While rumblings about our national debt have occurred on and off over...well, as far as I care to remember, the majority of those rumblings always came from the right during a democratic presidency, after the right ran the debt through the roof in the years prior to that democratic presidency. However, the democrats (and republicans) in Congress can't be let off the hook, as it's they who are responsible for the country's pocketbook. While today is no different, the Tea Party movement who seem to be bent on government destruction at all levels, and European issues have raises the rumblings to a new tempo.
When dealing with our debt, it helps to obtain some historical perspective. What is often stated, for impact effect, is debt as a total dollar amount. But total dollar amounts are misleading if not compared to something else as reference. Debt as a percentage of our Gross Domestic Product (GDP) is a better guide to where we are, and where we've been. Post WWII our debt to GDP was 127 percent, due largely to the deficit spending used to help bring us out of the depression and of course the spending on the war. From that high water mark of 127 percent the debt to GDP slowly decreased over the ensuing three and one-half decades to 33 percent by 1981.

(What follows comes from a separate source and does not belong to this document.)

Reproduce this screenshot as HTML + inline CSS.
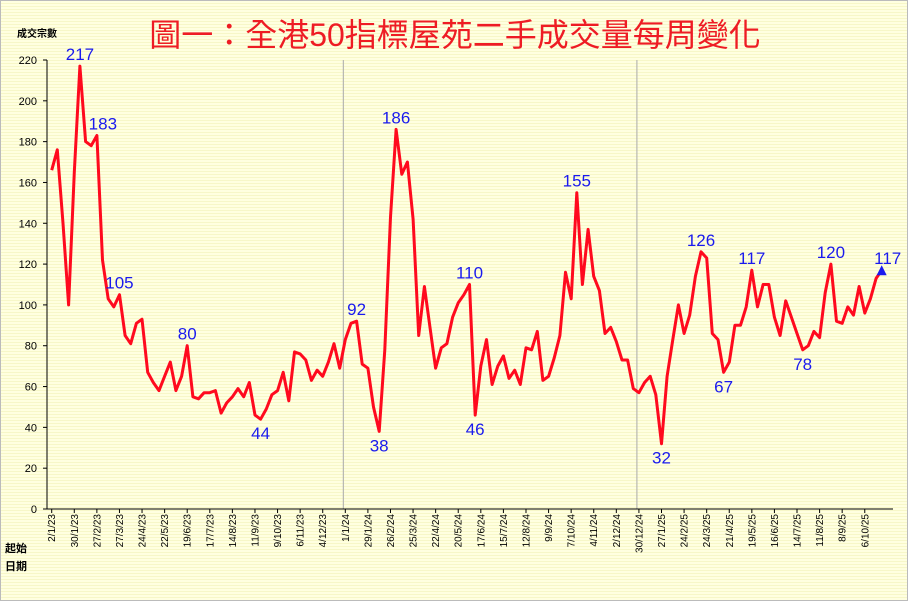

What's interesting is that Ronald Reagan ran on the "high debt" in 1980, comparing the "dollar amount" of 1980 to the "dollar amount" of 1965. A bit deceptive to say the least. Then in the eight years of Ronald Reagan the debt as a dollar amount almost tripled and the debt to GDP went up to roughly 55 percent. Aside from a claw back of a few percentage points in the late 90's, that percentage has been going up ever since, to today's 100 percent.
But it seems this 100% is causing more of psychological reaction than a reaction built on reason. While the debt is nothing to just blow off, it shouldn't be our main concern when trying to dig out of the deepest recession since the Republican Great Depression of 1929.
If the market was truly concerned about the debt, we would be seeing the cost of borrowing going through the roof and equity prices heading the opposite direction. But we're seeing the complete opposite of this. In fact we're at record borrowing lows. The 10 year T-bills are at 2 percent, and core inflation is going nowhere. Our real problem is a liquidity trap, as interest rates can't get much lower.
In my view, what we should be concentrating on right now is not austerity measures, which will tend to actually slow the economy and increase debt even more, but we should be focused like a laser on infrastructure building. Concentrating on repairing our roads, bridges, electrical grids, internet grids, etc. will put people to work on engineering projects, not just jobs filing potholes or racking leaves, allowing them to learn while making money. The money they make will be spent in the private market, causing a multiplier effect, and as they roll off these infrastructure repair/building jobs, the private sector will begin to hire due to the increased demand for goods and services caused by people actually having money in their pockets and out spending.
And for those concerned with spending more money, keep in mind that millions of people put back to work, making money and out spending that money back into the private sector will grow the nations GDP, and reduce the deficit over the long haul. Spending as percentage of GDP in this county is at 39 percent. You would be hard pressed to find a country who's spending is below 25% that you would be happy to live in. Burma, the Dominican Republic, El Salvador, and Guatemala comes to mind. Recently the republican icon Grover Norquest said he would like to see spending brought back in line with that of 1900, which was around 8%. That's great, if you don't mind going to the bathroom in a hole in the ground out in your back yard, not having air transportation, or electricity provided to rural areas, among hundreds of other things we enjoy today. I for one like my reliable electricity, my FAA regulated air transportation, and my indoor plumbing among hundreds of other 21st century conveniences.